Written problem.
Copy exactly, and only, the lines below from the first through the one containing "const yAxisTitle = 'Number of SKUs';", both included; pictures are omitted.

Data lines.
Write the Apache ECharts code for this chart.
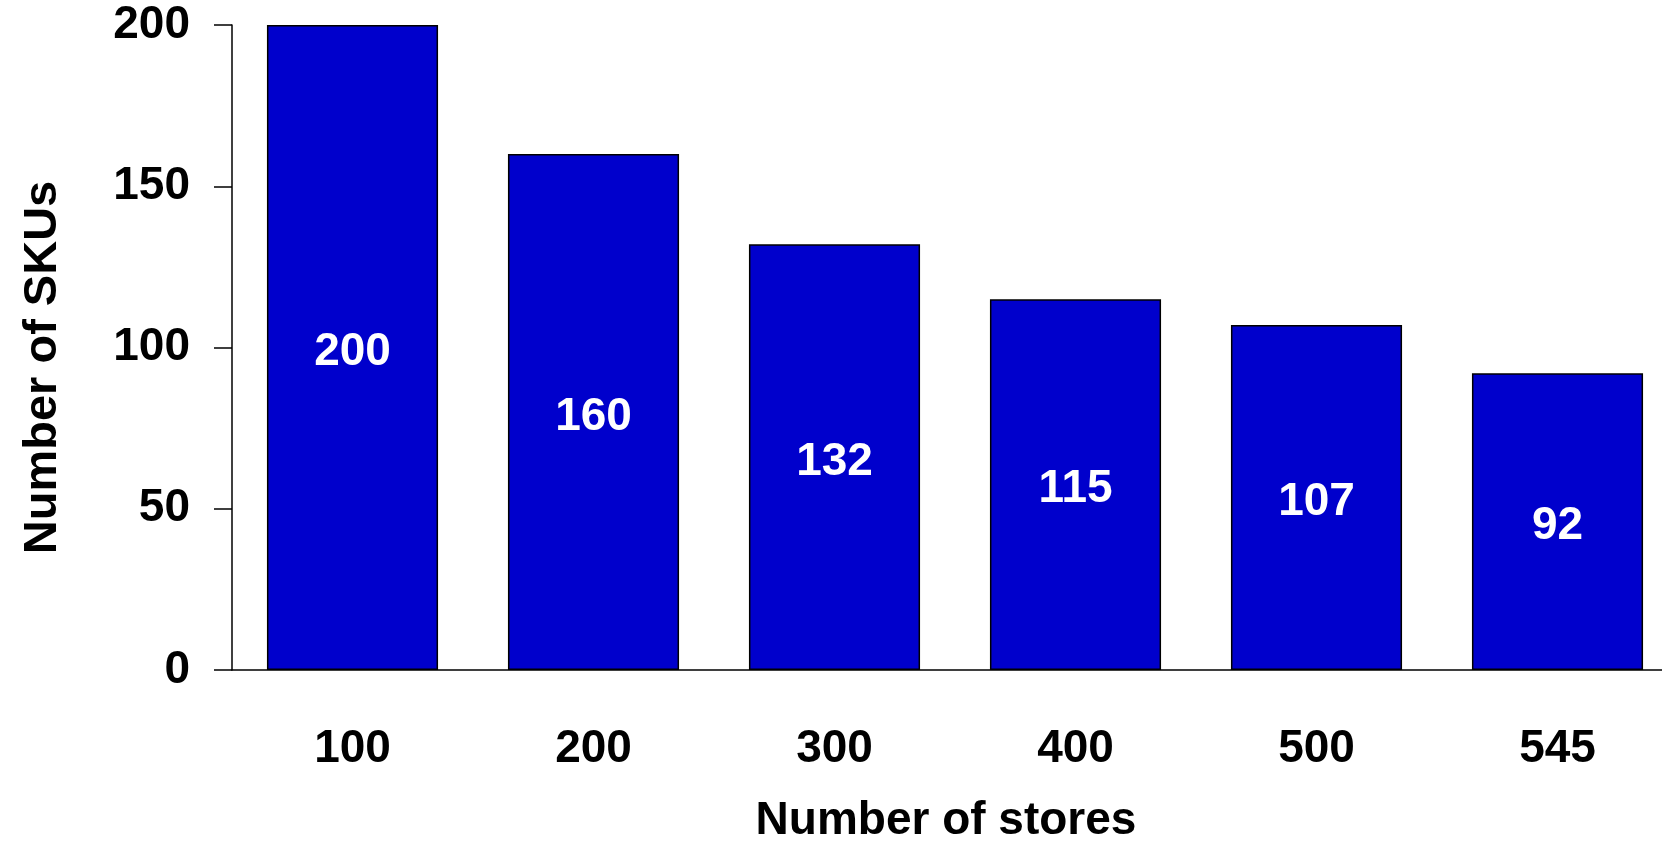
<!DOCTYPE html>
<html>
<head>
<meta charset="utf-8">
<script src="https://cdn.jsdelivr.net/npm/echarts@6/dist/echarts.min.js"></script>
<style>
html,body{margin:0;padding:0;background:#fff;}
#chart{width:1662px;height:841px;}
</style>
</head>
<body>
<div id="chart"></div>
<script>
const categories = ['100', '200', '300', '400', '500', '545'];
const skuCounts = [200, 160, 132, 115, 107, 92];
const xAxisTitle = 'Number of stores';
const yAxisTitle = 'Number of SKUs';

const font = "'Liberation Sans', Arial, sans-serif";
const chart = echarts.init(document.getElementById('chart'));
chart.setOption({
  animation: false,
  backgroundColor: '#ffffff',
  grid: { left: 232, width: 1446, top: 25, height: 645, containLabel: false, outerBoundsMode: 'none' },
  xAxis: {
    type: 'category',
    data: categories,
    name: xAxisTitle,
    nameLocation: 'middle',
    nameGap: 128,
    nameTextStyle: { fontFamily: font, fontWeight: 'bold', fontSize: 46, color: '#000', padding: [0, 18, 0, 0] },
    axisLine: { show: true, lineStyle: { color: '#000', width: 1.5 } },
    axisTick: { show: false },
    axisLabel: { fontFamily: font, fontWeight: 'bold', fontSize: 46, color: '#000', margin: 56 }
  },
  yAxis: {
    type: 'value',
    min: 0,
    max: 200,
    interval: 50,
    name: yAxisTitle,
    nameLocation: 'middle',
    nameGap: 165,
    nameTextStyle: { fontFamily: font, fontWeight: 'bold', fontSize: 47, color: '#000', padding: [0, 40, 0, 0] },
    axisLine: { show: true, lineStyle: { color: '#000', width: 1.5 } },
    axisTick: { show: true, length: 18, lineStyle: { color: '#000', width: 1.5 } },
    axisLabel: { fontFamily: font, fontWeight: 'bold', fontSize: 46, color: '#000', margin: 42 },
    splitLine: { show: false }
  },
  series: [{
    type: 'bar',
    data: skuCounts,
    barCategoryGap: '29%',
    itemStyle: { color: '#0000CC', borderColor: '#000', borderWidth: 1.5 },
    label: {
      show: true,
      position: 'inside',
      offset: [0, 5],
      fontFamily: font,
      fontWeight: 'bold',
      fontSize: 46,
      color: '#fff'
    }
  }]
});
</script>
</body>
</html>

Solved exercise.
Write the Apache ECharts code for this chart.
<!DOCTYPE html>
<html>
<head>
<meta charset="utf-8">
<script src="https://cdn.jsdelivr.net/npm/echarts@6/dist/echarts.min.js"></script>
<style>
html,body{margin:0;padding:0;background:#fff;}
#chart{width:1662px;height:841px;}
</style>
</head>
<body>
<div id="chart"></div>
<script>
const categories = ['100', '200', '300', '400', '500', '545'];
const skuCounts = [200, 160, 132, 115, 107, 92];
const xAxisTitle = 'Number of stores';
const yAxisTitle = 'Number of SKUs';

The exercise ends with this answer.